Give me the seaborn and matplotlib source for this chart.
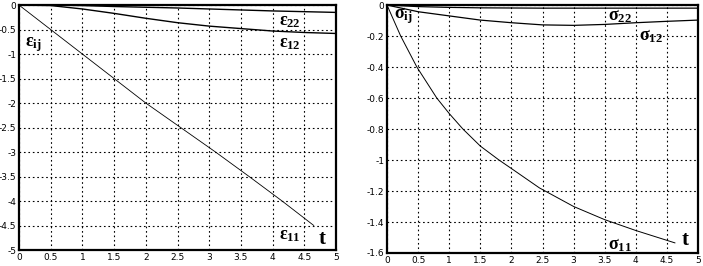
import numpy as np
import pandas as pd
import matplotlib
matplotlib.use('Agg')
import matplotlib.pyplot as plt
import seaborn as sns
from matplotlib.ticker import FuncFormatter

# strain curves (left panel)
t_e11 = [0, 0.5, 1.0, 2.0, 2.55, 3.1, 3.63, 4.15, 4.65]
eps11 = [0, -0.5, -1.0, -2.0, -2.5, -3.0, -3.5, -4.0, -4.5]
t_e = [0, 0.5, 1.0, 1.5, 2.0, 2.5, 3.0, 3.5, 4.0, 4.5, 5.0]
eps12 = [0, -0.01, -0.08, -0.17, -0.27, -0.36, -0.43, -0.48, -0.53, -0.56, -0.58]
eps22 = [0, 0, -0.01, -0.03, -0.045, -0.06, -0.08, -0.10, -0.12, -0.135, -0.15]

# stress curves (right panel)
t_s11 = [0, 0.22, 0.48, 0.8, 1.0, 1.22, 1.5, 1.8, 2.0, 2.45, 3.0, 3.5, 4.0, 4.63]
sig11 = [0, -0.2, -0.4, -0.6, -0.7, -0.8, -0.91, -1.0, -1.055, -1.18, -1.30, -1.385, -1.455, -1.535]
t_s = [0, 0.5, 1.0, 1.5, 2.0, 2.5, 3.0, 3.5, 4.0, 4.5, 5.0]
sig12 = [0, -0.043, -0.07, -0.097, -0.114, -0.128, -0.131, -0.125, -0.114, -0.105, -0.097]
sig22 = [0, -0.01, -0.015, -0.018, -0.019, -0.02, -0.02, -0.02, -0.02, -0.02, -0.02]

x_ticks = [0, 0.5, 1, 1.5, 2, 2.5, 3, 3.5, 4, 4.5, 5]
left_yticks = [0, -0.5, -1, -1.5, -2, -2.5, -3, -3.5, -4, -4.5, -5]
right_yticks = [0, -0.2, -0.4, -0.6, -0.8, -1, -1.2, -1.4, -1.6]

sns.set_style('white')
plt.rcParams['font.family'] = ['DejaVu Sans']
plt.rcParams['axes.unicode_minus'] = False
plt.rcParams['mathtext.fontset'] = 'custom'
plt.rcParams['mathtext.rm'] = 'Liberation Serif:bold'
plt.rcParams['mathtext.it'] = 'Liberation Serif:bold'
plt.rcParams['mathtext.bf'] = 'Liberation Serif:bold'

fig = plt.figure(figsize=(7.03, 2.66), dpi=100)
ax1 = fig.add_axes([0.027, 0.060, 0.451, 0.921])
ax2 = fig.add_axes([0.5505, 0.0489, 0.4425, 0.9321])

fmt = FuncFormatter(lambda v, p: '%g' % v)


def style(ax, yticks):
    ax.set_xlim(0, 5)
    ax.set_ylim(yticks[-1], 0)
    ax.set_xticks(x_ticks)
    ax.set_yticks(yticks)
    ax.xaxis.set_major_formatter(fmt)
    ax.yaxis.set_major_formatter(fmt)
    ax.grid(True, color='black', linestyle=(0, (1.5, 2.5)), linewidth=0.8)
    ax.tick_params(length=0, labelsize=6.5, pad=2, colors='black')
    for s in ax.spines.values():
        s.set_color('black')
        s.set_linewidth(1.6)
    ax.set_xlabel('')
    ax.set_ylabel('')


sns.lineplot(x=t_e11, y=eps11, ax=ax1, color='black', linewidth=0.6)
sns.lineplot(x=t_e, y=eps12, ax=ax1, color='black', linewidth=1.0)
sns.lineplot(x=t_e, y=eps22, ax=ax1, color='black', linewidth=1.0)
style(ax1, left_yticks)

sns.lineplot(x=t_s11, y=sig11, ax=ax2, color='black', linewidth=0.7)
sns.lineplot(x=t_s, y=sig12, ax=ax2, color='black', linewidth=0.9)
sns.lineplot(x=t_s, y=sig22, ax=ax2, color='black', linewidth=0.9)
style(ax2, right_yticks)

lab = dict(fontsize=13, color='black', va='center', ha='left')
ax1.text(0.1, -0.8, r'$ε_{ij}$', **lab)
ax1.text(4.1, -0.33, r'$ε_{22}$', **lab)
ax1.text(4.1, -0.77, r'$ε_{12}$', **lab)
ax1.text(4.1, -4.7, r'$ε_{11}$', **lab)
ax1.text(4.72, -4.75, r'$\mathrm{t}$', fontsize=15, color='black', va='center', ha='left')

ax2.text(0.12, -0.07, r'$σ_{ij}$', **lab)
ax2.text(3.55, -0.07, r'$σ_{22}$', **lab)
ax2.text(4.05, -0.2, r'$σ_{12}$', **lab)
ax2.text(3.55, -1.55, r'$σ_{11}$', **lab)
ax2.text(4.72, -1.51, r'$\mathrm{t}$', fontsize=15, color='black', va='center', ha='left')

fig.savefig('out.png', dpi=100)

********

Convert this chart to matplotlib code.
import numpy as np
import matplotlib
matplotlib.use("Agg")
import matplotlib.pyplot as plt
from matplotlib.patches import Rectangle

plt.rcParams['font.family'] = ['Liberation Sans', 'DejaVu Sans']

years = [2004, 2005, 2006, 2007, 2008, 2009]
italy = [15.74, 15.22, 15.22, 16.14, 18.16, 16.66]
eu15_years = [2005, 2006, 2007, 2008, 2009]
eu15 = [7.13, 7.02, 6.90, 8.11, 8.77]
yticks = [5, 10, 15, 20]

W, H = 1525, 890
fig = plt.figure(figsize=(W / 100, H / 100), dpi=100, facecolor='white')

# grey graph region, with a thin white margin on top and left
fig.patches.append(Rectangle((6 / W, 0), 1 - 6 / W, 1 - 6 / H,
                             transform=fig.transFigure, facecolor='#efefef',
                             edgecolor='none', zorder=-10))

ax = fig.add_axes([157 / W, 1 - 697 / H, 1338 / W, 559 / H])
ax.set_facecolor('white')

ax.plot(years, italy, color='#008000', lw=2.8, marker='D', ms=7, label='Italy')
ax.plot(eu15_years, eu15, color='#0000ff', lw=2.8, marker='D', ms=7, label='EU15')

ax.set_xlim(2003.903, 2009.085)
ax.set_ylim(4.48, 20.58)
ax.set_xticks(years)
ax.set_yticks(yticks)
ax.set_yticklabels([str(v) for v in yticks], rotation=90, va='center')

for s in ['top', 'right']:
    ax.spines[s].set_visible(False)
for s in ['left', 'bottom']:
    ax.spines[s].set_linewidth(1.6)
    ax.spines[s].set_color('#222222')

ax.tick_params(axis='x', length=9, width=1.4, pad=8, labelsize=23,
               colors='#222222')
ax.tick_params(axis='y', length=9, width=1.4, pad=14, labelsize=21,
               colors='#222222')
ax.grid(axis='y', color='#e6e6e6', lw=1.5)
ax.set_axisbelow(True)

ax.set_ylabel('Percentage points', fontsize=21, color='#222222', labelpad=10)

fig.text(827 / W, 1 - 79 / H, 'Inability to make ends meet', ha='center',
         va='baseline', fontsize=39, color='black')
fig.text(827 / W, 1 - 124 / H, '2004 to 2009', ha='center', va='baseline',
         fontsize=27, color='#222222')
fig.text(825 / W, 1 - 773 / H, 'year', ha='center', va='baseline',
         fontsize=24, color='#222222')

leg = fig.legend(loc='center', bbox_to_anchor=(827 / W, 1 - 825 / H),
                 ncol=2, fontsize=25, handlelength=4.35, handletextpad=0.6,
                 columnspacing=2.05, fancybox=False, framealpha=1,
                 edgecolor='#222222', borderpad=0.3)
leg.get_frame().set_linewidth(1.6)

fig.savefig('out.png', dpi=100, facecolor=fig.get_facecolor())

********

What the task asks
Can you give again only the lines between the one containing "Give me the" and the one containing "-0.12, -0.135, -0.15]", counting both, exactly as they appear and without any pictures?

Output of the exercise
Give me the seaborn and matplotlib source for this chart.
import numpy as np
import pandas as pd
import matplotlib
matplotlib.use('Agg')
import matplotlib.pyplot as plt
import seaborn as sns
from matplotlib.ticker import FuncFormatter

# strain curves (left panel)
t_e11 = [0, 0.5, 1.0, 2.0, 2.55, 3.1, 3.63, 4.15, 4.65]
eps11 = [0, -0.5, -1.0, -2.0, -2.5, -3.0, -3.5, -4.0, -4.5]
t_e = [0, 0.5, 1.0, 1.5, 2.0, 2.5, 3.0, 3.5, 4.0, 4.5, 5.0]
eps12 = [0, -0.01, -0.08, -0.17, -0.27, -0.36, -0.43, -0.48, -0.53, -0.56, -0.58]
eps22 = [0, 0, -0.01, -0.03, -0.045, -0.06, -0.08, -0.10, -0.12, -0.135, -0.15]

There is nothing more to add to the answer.